A Large drone has a Sensor Signal of 4, but if you upgrade to Improved Sensor Array, that Signal becomes a 5. With the same Signal on your radio and its, this thing can be 4 kilometers straight up, and with Suncell, it can just
stay there for quite a while. A sniper rifle with barrel extension can fire up to 1.65 kilometers; it can get chilly at 4km, so I like to talk to the GM and see if I can buy an "Ares Desert Strike," but substituting mid-troposphere adaptation for desert. Go ahead, throw open Google Earth, go to Seattle, and zoom until your "Eye alt" is 4 kilometers [2.5 miles]. That's your field of view. Now zoom in until your Eye alt is 1.65 kilometers [1 mile]: that's your field of fire. Zoom in until your Eye alt is 150 meters [500 feet]: that's something like your zoom with Optical Magnification 3 from maximum altitude. And that's with a sniper rifle: assault cannons have similar ranges, and many missiles will let you get another few kilometers further away and still kill people with impunity! And it's
awful hard to see a blimp two and a half miles in the sky. At night.

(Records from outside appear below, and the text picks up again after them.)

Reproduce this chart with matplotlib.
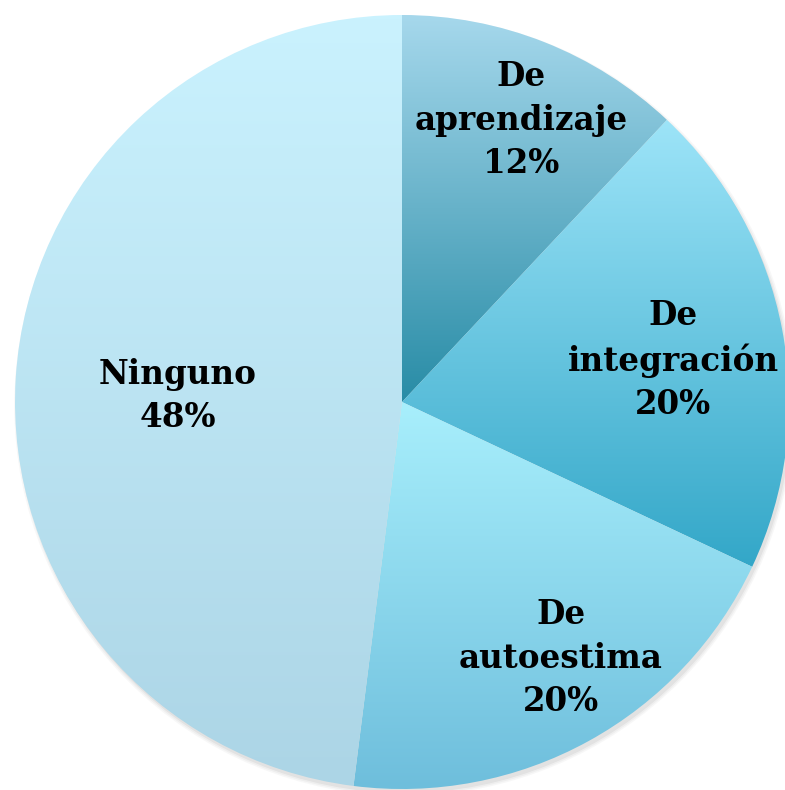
import numpy as np
import matplotlib.pyplot as plt
from matplotlib.colors import LinearSegmentedColormap
from matplotlib.patches import Circle

labels = ["De\naprendizaje\n12%", "De\nintegración\n20%", "De\nautoestima\n20%", "Ninguno\n48%"]
values = [12, 20, 20, 48]
# gradient top colour -> bottom colour for each slice
top_colors = ["#a6d8ec", "#9de4f8", "#a8effc", "#caf2fe"]
bottom_colors = ["#288ca6", "#33a7c8", "#6ebedc", "#acd5e6"]

W, H = 785, 790
cx, cy, R = 402, 402, 387

# label centres in pixels (style only)
label_px = [(521, 120), (673, 360), (561, 658), (178, 396)]

fig = plt.figure(figsize=(W / 100, H / 100), dpi=100)
ax = fig.add_axes([0, 0, 1, 1])
ax.axis("off")

# soft shadow
for k, a in enumerate([0.10, 0.08, 0.06]):
    ax.add_patch(Circle((0.006, -0.010), 1.0 + 0.004 * k, color="gray", alpha=a, lw=0, zorder=0))

wedges, _ = ax.pie(values, startangle=90, counterclock=False, radius=1.0,
                   colors=["none"] * 4, wedgeprops=dict(linewidth=0))

for i, w in enumerate(wedges):
    ext = w.get_path().get_extents()
    cmap = LinearSegmentedColormap.from_list("g%d" % i, [bottom_colors[i], top_colors[i]])
    grad = np.linspace(1, 0, 256).reshape(-1, 1)
    im = ax.imshow(grad, cmap=cmap, aspect="auto", extent=[ext.x0, ext.x1, ext.y0, ext.y1],
                   zorder=1, interpolation="bicubic")
    im.set_clip_path(w)
    w.set_zorder(2)

ax.set_xlim(-cx / R, (W - cx) / R)
ax.set_ylim(-(H - cy) / R, cy / R)
ax.set_aspect("auto")

for lab, (px, py) in zip(labels, label_px):
    ax.text((px - cx) / R, (cy - py) / R, lab, ha="center", va="center", fontsize=23.5,
            fontweight="bold", family="DejaVu Serif", linespacing=1.4, zorder=5)

fig.savefig("out.png", dpi=100)
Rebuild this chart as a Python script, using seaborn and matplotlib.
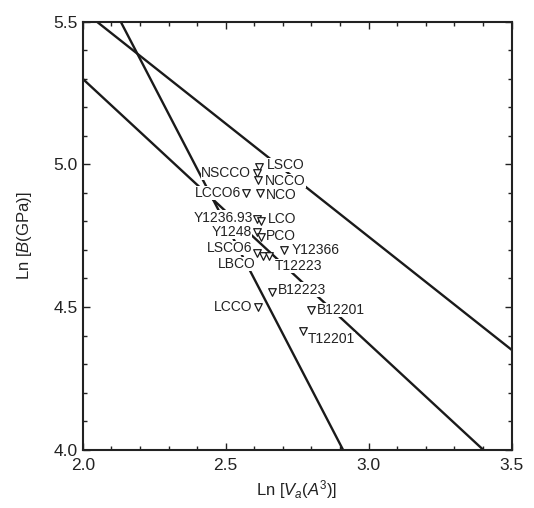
import numpy as np
import pandas as pd
import seaborn as sns
import matplotlib.pyplot as plt
from matplotlib.ticker import MultipleLocator

# compounds: Ln volume per atom vs Ln bulk modulus
names = ['LSCO', 'NSCCO', 'NCCO', 'LCCO6', 'NCO', 'Y1236.93', 'LCO', 'Y1248', 'PCO',
         'LSCO6', 'LBCO', 'T12223', 'Y12366', 'B12223', 'LCCO', 'B12201', 'T12201']
ln_v = [2.617, 2.61, 2.613, 2.571, 2.62, 2.61, 2.624, 2.61, 2.624,
        2.61, 2.631, 2.652, 2.705, 2.662, 2.613, 2.80, 2.77]
ln_b = [4.992, 4.97, 4.946, 4.90, 4.90, 4.81, 4.80, 4.764, 4.746,
        4.69, 4.68, 4.68, 4.70, 4.554, 4.50, 4.49, 4.417]

# label placement (pixels from the marker)
lab_dx = [8, -6, 7, -5, 6, -4, 7, -5, 5, -5, -8, 6, 7, 6, -6, 5, 5]
lab_dy = [2, 0, -1, 0, -2, 1, 2, 0, 1, 5, -8, -10, 0, 2, 0, 0, -8]

# straight reference lines (end points)
line_id = ['A', 'A', 'C', 'C', 'D', 'D']
line_x = [2.133, 2.91, 2.0, 3.40, 2.05, 3.5]
line_y = [5.5, 4.0, 5.30, 4.0, 5.5, 4.35]

pts = pd.DataFrame({'name': names, 'lnV': ln_v, 'lnB': ln_b, 'dx': lab_dx, 'dy': lab_dy})
lines = pd.DataFrame({'id': line_id, 'x': line_x, 'y': line_y})

sns.set_style("ticks")
plt.rcParams['font.family'] = ['Liberation Sans', 'DejaVu Sans']
plt.rcParams['mathtext.fontset'] = 'custom'
plt.rcParams['mathtext.it'] = 'Liberation Sans:italic'
plt.rcParams['mathtext.rm'] = 'Liberation Sans'

fig, ax = plt.subplots(figsize=(5.34, 5.08), dpi=100)
fig.subplots_adjust(left=0.155, right=0.958, top=0.957, bottom=0.115)

sns.lineplot(data=lines, x='x', y='y', units='id', estimator=None, color='#1a1a1a',
             lw=1.7, ax=ax, sort=False, zorder=1)
sns.scatterplot(data=pts, x='lnV', y='lnB', marker='v', s=30, facecolor='white',
                edgecolor='#1a1a1a', linewidth=0.9, ax=ax, zorder=4)

for _, r in pts.iterrows():
    ax.annotate(r['name'], (r.lnV, r.lnB), xytext=(r.dx, r.dy), textcoords='offset pixels',
                ha='left' if r.dx > 0 else 'right', va='center', fontsize=10, color='#222',
                bbox=dict(facecolor='white', edgecolor='none', pad=0.1), zorder=3)

ax.set_xlim(2.0, 3.5)
ax.set_ylim(4.0, 5.5)
ax.xaxis.set_major_locator(MultipleLocator(0.5))
ax.xaxis.set_minor_locator(MultipleLocator(0.1))
ax.yaxis.set_major_locator(MultipleLocator(0.5))
ax.yaxis.set_minor_locator(MultipleLocator(0.1))
ax.xaxis.set_major_formatter(plt.FormatStrFormatter('%.1f'))
ax.yaxis.set_major_formatter(plt.FormatStrFormatter('%.1f'))
ax.tick_params(which='both', direction='in', top=True, right=True, labelsize=12.5,
               color='#222', labelcolor='#222')
ax.tick_params(which='major', length=5, width=1)
ax.tick_params(which='minor', length=3, width=1)
ax.tick_params(axis='x', which='major', pad=6)
for s in ax.spines.values():
    s.set_linewidth(1.5)
    s.set_color('#222')

ax.set_xlabel(r'Ln [$V_a(A^3)$]', fontsize=12, color='#222', labelpad=4)
ax.set_ylabel(r'Ln [$B$(GPa)]', fontsize=12, color='#222', labelpad=14)

fig.savefig('out.png', dpi=100)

Rotordrones or wheeled/tracked drones with automatic weapons are excellent at fire support, and even a small drone with a machine pistol bolted to it makes for cheap suppressive fire.
Let's not forget the very small Fly-Spy, which you can fill a neighborhood or facility with and have a constant overlay of all the information on the battlefield. Install Ultrawideband Radar and you can even use them to see through walls. Imagine, in real life, the tactical advantage of having an overlay over each enemy in the battlefield, even behind cover or walls or a mile away from you.
QUOTE (melinore @ Nov 1 2011, 03:33 AM)

Is the build I have the best for a rigger who also wants to be decent at combat?
What's "best," in this context? Most effective at what? Killing people and not getting killed? Or fitting the concept you have for the character? Or being fun? Or being realistic? Every player, and every group, has different goals, so it's hard to know if a character will achieve your goals without knowing what your goals are, you know?
QUOTE (melinore @ Nov 1 2011, 03:33 AM)

Will I be able to fill a hacker role or should I not concern myself?
With that Cracking skill group, you're just a few fistfuls of nuyen away from buying the programs you'd need to be pretty decent. It's something you can do further down the road, if it doesn't fit your character concept for him to already have it.